The contention raised in the defense by the insurance carrier is that as a truck driver, plaintiff's husband was paid a basic wage of thirty cents per hour for forty hours per week and therefore his weekly wages amounted to only $12. As sixty-five per cent of $12 is $7.80, that is the amount of compensation it claims his widow is due and that is what she was being paid regularly each week. Therefore the only issue in the case is with regard to the amount of compensation that is actually due this widow and her children for the death of her husband, the deceased employee. There was judgment in the district court after trial of the case, in favor of the plaintiff, fixing the amount of compensation to be paid at the sum of $10.14. This, it is noted, is compensation based on an average weekly wage of $16.16 instead of $18.70 as is claimed in the plaintiff's petition. In brief of her counsel it is urged that in addition to the wage which the deceased employee was paid he received a certain sum occasionally in reimbursement for certain expenses paid by him while on the road operating his truck in the interest of his employer. Counsel contends that in calculating the decedent's wages these reimbursements have to be taken into consideration and as they were actually part of his wages the amount of compensation due him should be based on the total amount received by him including the same. If counsel wanted to urge his contention in this court and have the judgment amended, he should have answered the appeal. As he did not do so, the question raised by him cannot be considered.
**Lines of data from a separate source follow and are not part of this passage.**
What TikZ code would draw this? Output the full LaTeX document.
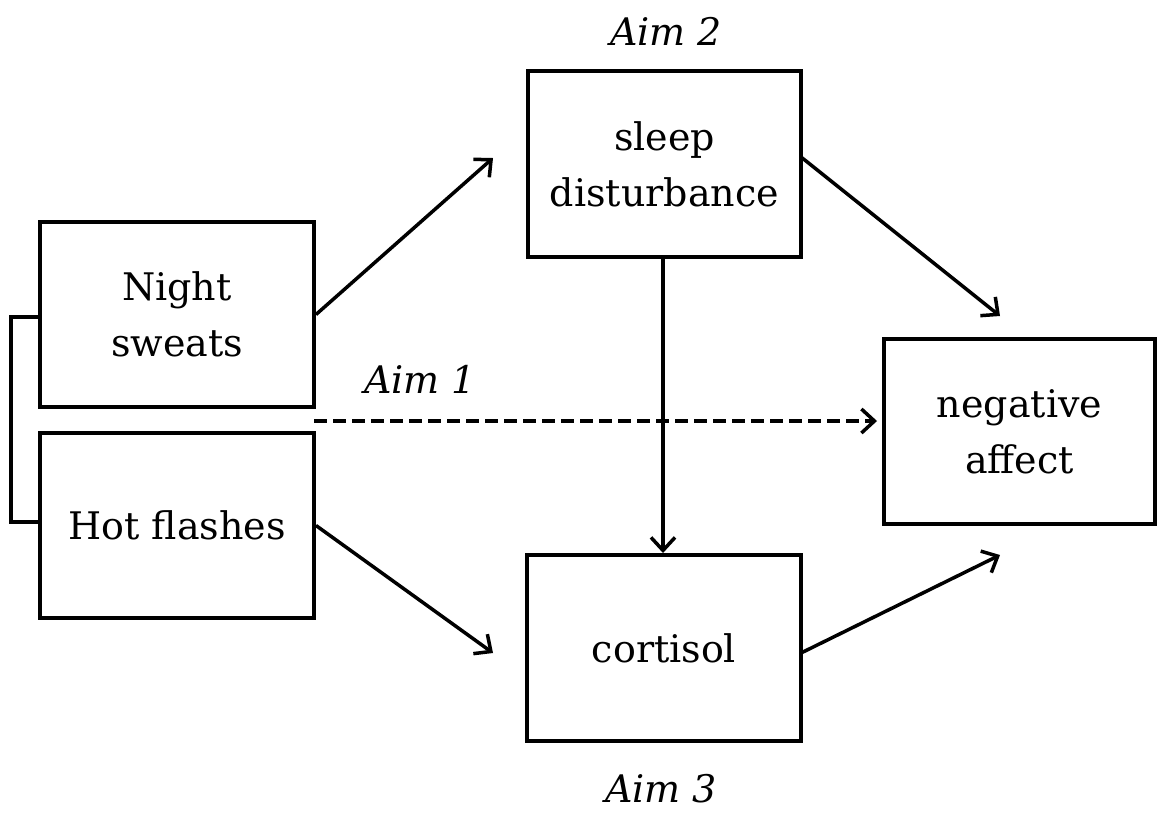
\documentclass[tikz,border=0pt]{standalone}
\usepackage{fontspec}
\setmainfont{DejaVu Serif}
\usetikzlibrary{arrows.meta}
\begin{document}
\begin{tikzpicture}[x=1pt,y=-1pt,
  box/.style={draw, line width=4pt, rectangle, minimum width=274pt,
    minimum height=185pt, align=center, inner sep=0pt,
    font=\fontsize{38}{56}\selectfont},
  link/.style={line width=3.5pt, -{Straight Barb[length=13pt,width=24pt]}},
  aim/.style={anchor=base, inner sep=0pt, font=\fontsize{38}{46}\selectfont\itshape}]
\useasboundingbox (0,0) rectangle (1158,812);

% boxes
\node[box] (ns) at (177,314.5) {Night\\sweats};
\node[box] (hf) at (177,525.5) {Hot flashes};
\node[box, minimum width=273pt, minimum height=186pt] (sd) at (664.5,164) {sleep\\disturbance};
\node[box, minimum height=186pt] (co) at (664,648) {cortisol};
\node[box, minimum width=271pt] (na) at (1019.5,431.5) {negative\\affect};

% aim labels
\node[aim] (aim2) at (666,45) {Aim 2};
\node[aim] (aim1) at (420,393) {Aim 1};
\node[aim] (aim3) at (661,802) {Aim 3};

% arrow end points
\coordinate (t1) at (493,158);
\coordinate (s2) at (801,157);
\coordinate (t2) at (1000,316);
\coordinate (t3) at (493,653);
\coordinate (s4) at (801,653);
\coordinate (t4) at (1000,555);
\coordinate (s5) at (314,421);
\coordinate (t5) at (877,421);

% bracket joining the two symptom boxes
\draw[line width=4pt, line join=miter] (ns.west) ++(0,2.5) -- ++(-27,0) |- ([yshift=3.5pt]hf.west);

% connectors
\draw[link] (ns.east) -- (t1);
\draw[link] (s2) -- (t2);
\draw[link] (hf.east) -- (t3);
\draw[link] (s4) -- (t4);
\draw[link] (sd.south -| 663,0) -- (co.north -| 663,0);
\draw[link, dash pattern=on 13pt off 6pt] (s5) -- (t5);
\end{tikzpicture}
\end{document}
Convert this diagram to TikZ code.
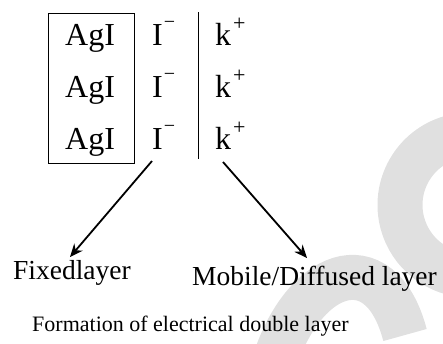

Upon the main issue that is presented, we find that the judgment of the lower court was correct and it must be affirmed.
This deceased employee came under the provisions of the Federal Fair Labor Standards Act of 1938, § 1 et seq., 29 U.S.C.A. § 201 et seq., and counsel for the defendant makes the point that under that law as the employee's wages are fixed at a certain basic rate and he is limited to forty hours work per week, the contract of hiring between him and his employer is controlled by the provisions of that law and compensation is governed accordingly. That is how the employee's wage in this case is fixed at $12 per week as, it is contended, he was paid at the basic rate of thirty cents an hour for forty hours work. However, it is shown that plaintiff's husband almost invariably worked more than forty hours per week and was therefore entitled to overtime under the further provisions of the same law, for which he was paid time and one half in wages, or forty five cents per hour. The time charts introduced and filed as evidence substantiate this, and as a matter of fact, it is not disputed by the defendant. It strikes us therefore that in arriving at what was the contract of hiring between the parties, that feature of the Fair Labor Standards Act as well as the other has to be taken into consideration. Defendant cannot rely, for its interpretation of the contract of hiring, on one provision of the law and ignore another when the both are so closely interrelated. *50
The issue presented by the insurance carrier in this case is the same as was raised in the case of Abbott v. Swift Co.
Judgment affirmed at the costs of the defendant, appellant herein.